# Basics of text processing with spaCy: First Notebook

Welcome to Jupyter notebooks! This is a practice notebook. You can edit any of these cells and run them with the `Run` button above, or using `ctrl + enter`. You can find a full ist of shortcuts under the `Help/Keyboard Shortcuts` menu above.

### I. Load spaCy

If you already installed [spaCy](https://spacy.io/usage), run the following cell to *import spaCy*. The cell should run. Otherwise, you will get an error.

In [9]:
import spacy

### II. Load spaCy's language models

Now, let's load the language models that we previously downloaded. If you did not download the language models, exit this notebook (close the window, then `ctrl + c` on the terminal that you used to open it) go back to the README.md or do `python -m spacy download en_core_web_sm` and `python -m spacy download en_core_web_trf`, and restart this notebook.

In [87]:
nlp_eff = spacy.load("en_core_web_sm") # Loads the web_sm model: - Size, but + Efficient
nlp_acc = spacy.load("en_core_web_trf") # Loads the web_trf model: + Size, but + Accurate

### III. Add some data and process it with the language models

Let's create a sentence and process it. You can alter the sentence below as you like, but remember to run the cell every time you alter it so that the code below knows the new sentence.

In [108]:
sentence = "Jane likes flying to Tokio for business."
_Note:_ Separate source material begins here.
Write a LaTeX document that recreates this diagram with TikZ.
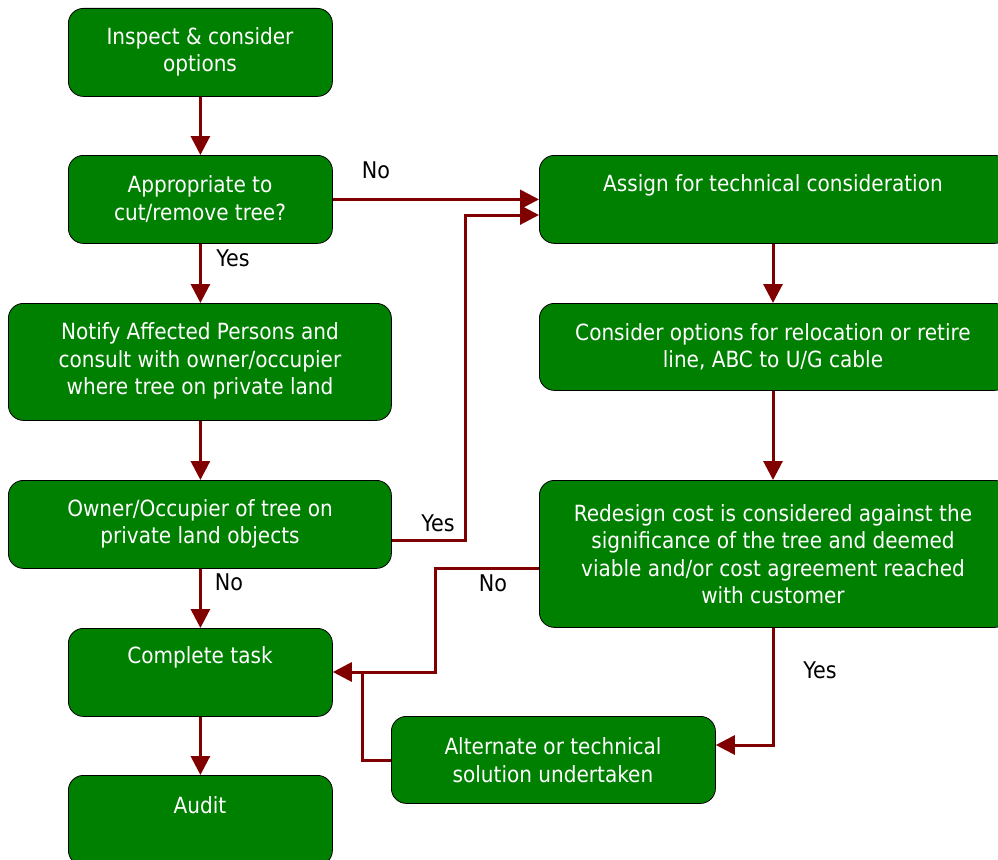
\documentclass[tikz,border=0pt]{standalone}
\usepackage{fontspec}
\setmainfont{DejaVu Sans Condensed}
\usetikzlibrary{arrows.meta}
\definecolor{boxgreen}{HTML}{008000}
\definecolor{arrred}{HTML}{800000}
\tikzset{
  box/.style={draw=black, line width=0.8pt, fill=boxgreen, rounded corners=15pt, anchor=north west, inner sep=0pt},
  txt/.style={text=white, font=\fontsize{22.3}{27.5}\selectfont, align=center, inner sep=0pt},
  lbl/.style={text=black, font=\fontsize{23}{24}\selectfont, inner sep=0pt},
  conn/.style={draw=arrred, line width=3pt, -{Triangle[length=19pt,width=19pt]}},
  plain/.style={draw=arrred, line width=3pt},
}
\begin{document}
\begin{tikzpicture}[x=1pt,y=-1pt]
\useasboundingbox (0,0) rectangle (998,859);
% boxes
\node[box, minimum width=264pt, minimum height=88pt] (b1) at (68,8) {};
\node[box, minimum width=264pt, minimum height=88pt] (b2) at (68,155) {};
\node[box, minimum width=383pt, minimum height=117pt] (b3) at (8,303) {};
\node[box, minimum width=383pt, minimum height=88pt] (b4) at (8,480) {};
\node[box, minimum width=264pt, minimum height=88pt] (b5) at (68,628) {};
\node[box, minimum width=264pt, minimum height=90pt] (b6) at (68,775) {};
\node[box, minimum width=470pt, minimum height=88pt] (b7) at (539,155) {};
\node[box, minimum width=470pt, minimum height=87pt] (b8) at (539,303) {};
\node[box, minimum width=470pt, minimum height=147pt] (b9) at (539,480) {};
\node[box, minimum width=324pt, minimum height=87pt] (b10) at (391,716) {};
% texts
\node[txt] (t1) at (200,52) {Inspect \& consider\\options};
\node[txt] (t2) at (200,199) {Appropriate to\\cut/remove tree?};
\node[txt] (t3) at (200,361) {Notify Affected Persons and\\consult with owner/occupier\\where tree on private land};
\node[txt] (t4) at (200,524) {Owner/Occupier of tree on\\private land objects};
\node[txt] (t5) at (200,657) {Complete task};
\node[txt] (t6) at (200,805) {Audit};
\node[txt] (t7) at (773,185) {Assign for technical consideration};
\node[txt] (t8) at (773,347) {Consider options for relocation or retire\\line, ABC to U/G cable};
\node[txt] (t9) at (773,554) {Redesign cost is considered against the\\significance of the tree and deemed\\viable and/or cost agreement reached\\with customer};
\node[txt] (t10) at (553,760) {Alternate or technical\\solution undertaken};
% labels
\node[lbl] (l1) at (376,170) {No};
\node[lbl] (l2) at (233,258) {Yes};
\node[lbl] (l3) at (438,523) {Yes};
\node[lbl] (l4) at (229,582) {No};
\node[lbl] (l5) at (493,583) {No};
\node[lbl] (l6) at (820,670) {Yes};
% helper coordinates
\coordinate (c1) at (465,540);
\coordinate (c2) at (465,215);
\coordinate (c3) at (435,568);
\coordinate (c4) at (435,672);
\coordinate (c5) at (773,745);
\coordinate (c6) at (362,760);
\coordinate (c7) at (362,672);
% connectors
\draw[conn] (b1.south) -- (b2.north);
\draw[conn] (b2.east) -- (b2.east -| b7.west);
\draw[conn] (b2.south) -- (b3.north -| b2.south);
\draw[conn] (b3.south -| b2.south) -- (b4.north -| b2.south);
\draw[conn] (b4.south -| b2.south) -- (b5.north);
\draw[conn] (b5.south) -- (b6.north);
\draw[conn] (b4.east |- c1) -- (c1) -- (c2) -- (c2 -| b7.west);
\draw[conn] (b7.south -| c5) -- (b8.north -| c5);
\draw[conn] (b8.south -| c5) -- (b9.north -| c5);
\draw[conn] (b9.west |- c3) -- (c3) -- (c4) -- (c4 -| b5.east);
\draw[conn] (b9.south -| c5) -- (c5) -- (c5 -| b10.east);
\draw[plain] (b10.west |- c6) -- (c6) -- (c7);
\end{tikzpicture}
\end{document}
# Now, let's process the sentence above using the two different language models for later comparison:
sentence_eff = nlp_eff(sentence) # en_core_web_sm
sentence_acc = nlp_acc(sentence) # en_core_web_trf

### IV. Dependencies

Let's take a look at the [dependencies](https://web.stanford.edu/~jurafsky/slp3/14.pdf) detected by spaCy. We will use spaCy's `displacy` submodule to graph these dependencies. But first, let's add some configuration for our graph. You can play with the options below, just remember to run the cell every time you alter something.

In [112]:
# `compact: True` will show a squared version of the dependency tree
# `add_lemma: True` will show a the `base form` of each word in the sentence
# `color: "#000000"` displays a black tree, but you can use color names or hex codes to change this
options_dep = {"compact": True, "add_lemma": True, "color": "#000000"}

Now, graph the dependency tree for our sentence. We'll use `sentence_eff` in this case, but you can use either.

In [113]:
spacy.displacy.render(sentence_eff, style="dep", jupyter=True, options=options_dep)

### V. Named Entities

Now let's look at the named entities detected by spaCy. We'll compare the web_sm model against the web_trf model.

In [116]:
# Let's use a common configuration for named entities.
# `ents: None` will show all entities
# `colors: {}` allows us to assign colors to some of those entities for a better comparison
options_ent = {"ents": None, "colors": {"PERSON": "cyan", "ORG": "#F67F77", "GPE": "#7BCB7E"}}

Now we will use the displacy module to display named entities. First, let's start with `sentence_eff`, which uses the efficient, but not-so-accurate `web_sm` model:

In [120]:
spacy.displacy.render(sentence_eff, style="ent", jupyter=True, options=options_ent)
print("web_sm model")

web_sm model


Let's compare the visualization above with the `sentence_acc`, which uses the more accurate model `web_trf`:

In [121]:
spacy.displacy.render(sentence_acc, style="ent", jupyter=True, options=options_ent)
print("web_trf model")

web_trf model


### VI. End of our First Notebook

This is the end of our first notebook. This is a small example of what we will be working on durin the workshop. More notebooks will be released during the workshop on May 21st, 2021.